Gordon works for the worlds largest media conglomerate and is in the room when they decide to produce a personal ethics score on every citizen. They have all the data they need and governments, schools, significant others, are all willing to pay to find out just how ethical each of us is based on all our historic electronic interactions. The problem is Gordon just isn’t that ethical, and neither are the other executives in the room.

The world has more data than it knows what to do with and there are some truly amazing things, and some truly terrifying things that can be done with this data. I spend a lot of time thinking about it and I don’t pretend to know whether it will be for better or worse. For example can we expect more transparency in a world where there are records of everything or does the technology that allows you to create a fake video, that looks entirely real, just obfuscate the world even more?

Thank you for Sharing

Feelings such as fear, excitement, sadness, loss are all packaged and sold. To get these feelings though someone has to experience them and William is one of the few people willing to experience anything to earn enough to provide for his family.

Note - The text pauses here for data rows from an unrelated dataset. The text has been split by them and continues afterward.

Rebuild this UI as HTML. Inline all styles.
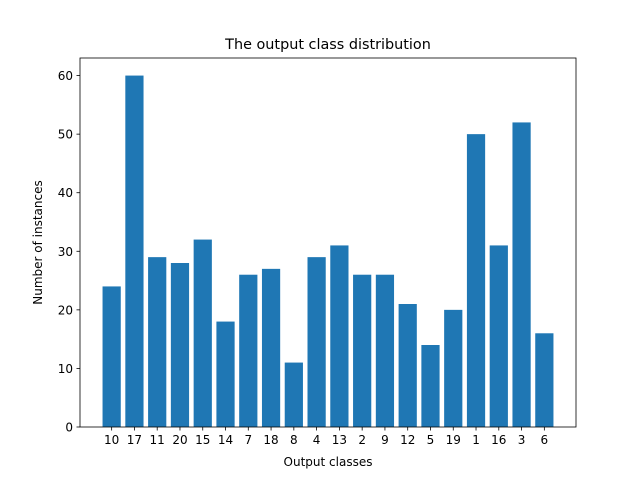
<!DOCTYPE html>
<html><head><meta charset="utf-8"><style>
body{margin:0;background:#fff}
svg text{font-family:"DejaVu Sans","Liberation Sans",sans-serif;fill:#000}
</style></head><body>
<svg id="chart" width="640" height="480" xmlns="http://www.w3.org/2000/svg">
<rect width="640" height="480" fill="#fff"/>
<text x="328" y="49" font-size="14.4" text-anchor="middle">The output class distribution</text>
<g id="bars"></g>
<g id="axes"></g>
<text x="328" y="466" font-size="12" text-anchor="middle">Output classes</text>
<text x="0" y="0" font-size="12" text-anchor="middle" transform="translate(42,242.5) rotate(-90)">Number of instances</text>
</svg>
<script>
const categories=["10","17","11","20","15","14","7","18","8","4","13","2","9","12","5","19","1","16","3","6"];
const counts=[24,60,29,28,32,18,26,27,11,29,31,26,26,21,14,20,50,31,52,16];
const yTicks=[0,10,20,30,40,50,60];
const L=80,R=576,T=58,B=427;
const n=categories.length;
const ymax=Math.max(...counts)*1.05;
const xmin=-0.4-(n-0.2)*0.05, xmax=n-1+0.4+(n-0.2)*0.05;
const xs=v=>L+(v-xmin)/(xmax-xmin)*(R-L);
const ys=v=>B-v/ymax*(B-T);
const NS="http://www.w3.org/2000/svg";
const bars=document.getElementById('bars'), axes=document.getElementById('axes');
function mk(tag,attrs,parent){const e=document.createElementNS(NS,tag);for(const k in attrs)e.setAttribute(k,attrs[k]);parent.appendChild(e);return e;}
counts.forEach((c,i)=>{
  const r=mk('rect',{x:xs(i-0.4),y:ys(c),width:xs(i+0.4)-xs(i-0.4),height:B-ys(c),fill:'#1f77b4'},bars);
  
  
  const t=mk('line',{x1:xs(i),x2:xs(i),y1:B,y2:B+3.5,stroke:'#000','stroke-width':0.8},axes);
  
  
  const lb=mk('text',{x:xs(i),y:B+17,'font-size':12,'text-anchor':'middle'},axes);
  lb.textContent=categories[i];
  
  
});
yTicks.forEach(v=>{
  const t=mk('line',{x1:L-3.5,x2:L,y1:ys(v),y2:ys(v),stroke:'#000','stroke-width':0.8},axes);
  
  
  const lb=mk('text',{x:L-7,y:ys(v)+4.5,'font-size':12,'text-anchor':'end'},axes);
  lb.textContent=v;
  
  
});
const fr=mk('rect',{x:L,y:T,width:R-L,height:B-T,fill:'none',stroke:'#000','stroke-width':0.8},axes);


</script>
</body></html>
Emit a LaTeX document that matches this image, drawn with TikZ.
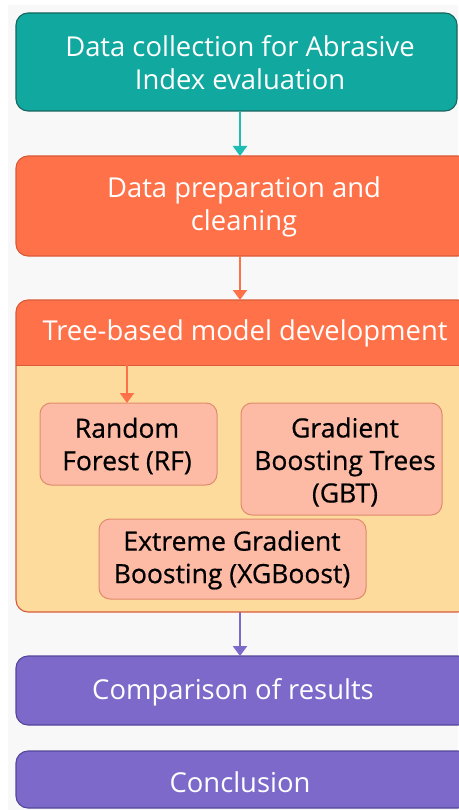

A lot of what we purchase in life is in an effort to achieve a specific feeling. Most marketing is designed to associate a specific feeling with a product and we purchase things trying to chase that feeling. What if eventually companies marketed feelings directly? You could download a certain feeling of happiness or sadness as easily as you could purchase a song.


Everyone is obligated to work until they die or turn three hundred years old. The minimum death age was instituted to keep countries productive. Nick Vale is in the process of applying for an exemption.

Countries continue to grow their debt in relation to their populations. There have been few periods where this has stopped, and for even fewer countries. Fiat currencies though have allowed governments to increasingly inflate their citizens out of the debt. As the world continues towards stores of value that can’t be manipulated, governments may be forced to deal with their large debt burdens, and there are only a few ways to deal with them.

The Last Sacrifice to Freyr

The universe is expanding faster and faster which means the only other intelligent life in the universe, and other planets to inhabit, may be moving further and further away from us. Commander Lang Cooney is in a rush against time to explore these far reaches of the universe, before its too late.

I’ve always thought one of the most incredible things is how much of the universe we will never get to understand. There is a permanence to that mystery that will never change. Freyr was the Norse god associated with prosperity and sacrifices were often made to ensure future prosperity (which ties in with the story).


Ajax is at work when a man he’s never met shows him several pictures of the two of them together. The man explains that Earth has all been one controlled experiment to achieve a single outcome, and the outcome is Ajax.

All outcomes in this world, no matter how surprising, are simply the result of a number of variables interacting in a specific way. We create controlled experiments all the time. If we had the ability to control more variables could even the most complex outcomes be duplicated?

One Month

The training required for professions has become so onerous that the path of a child’s life is decided at the age of fifteen, during one month of trials. Robert is about to embark on the trails but no matter what he does he can’t seem to get ahead.

Many professions now require over a decade of training and as the world becomes increasingly complex this can be expected to continue. At some point it will become prohibitive for people to learn even small parts of complex professions. There are two ways this could go; people will either need to specialize sooner and sooner or become increasingly dependant on machines to assist with many parts of their business that they no longer understand.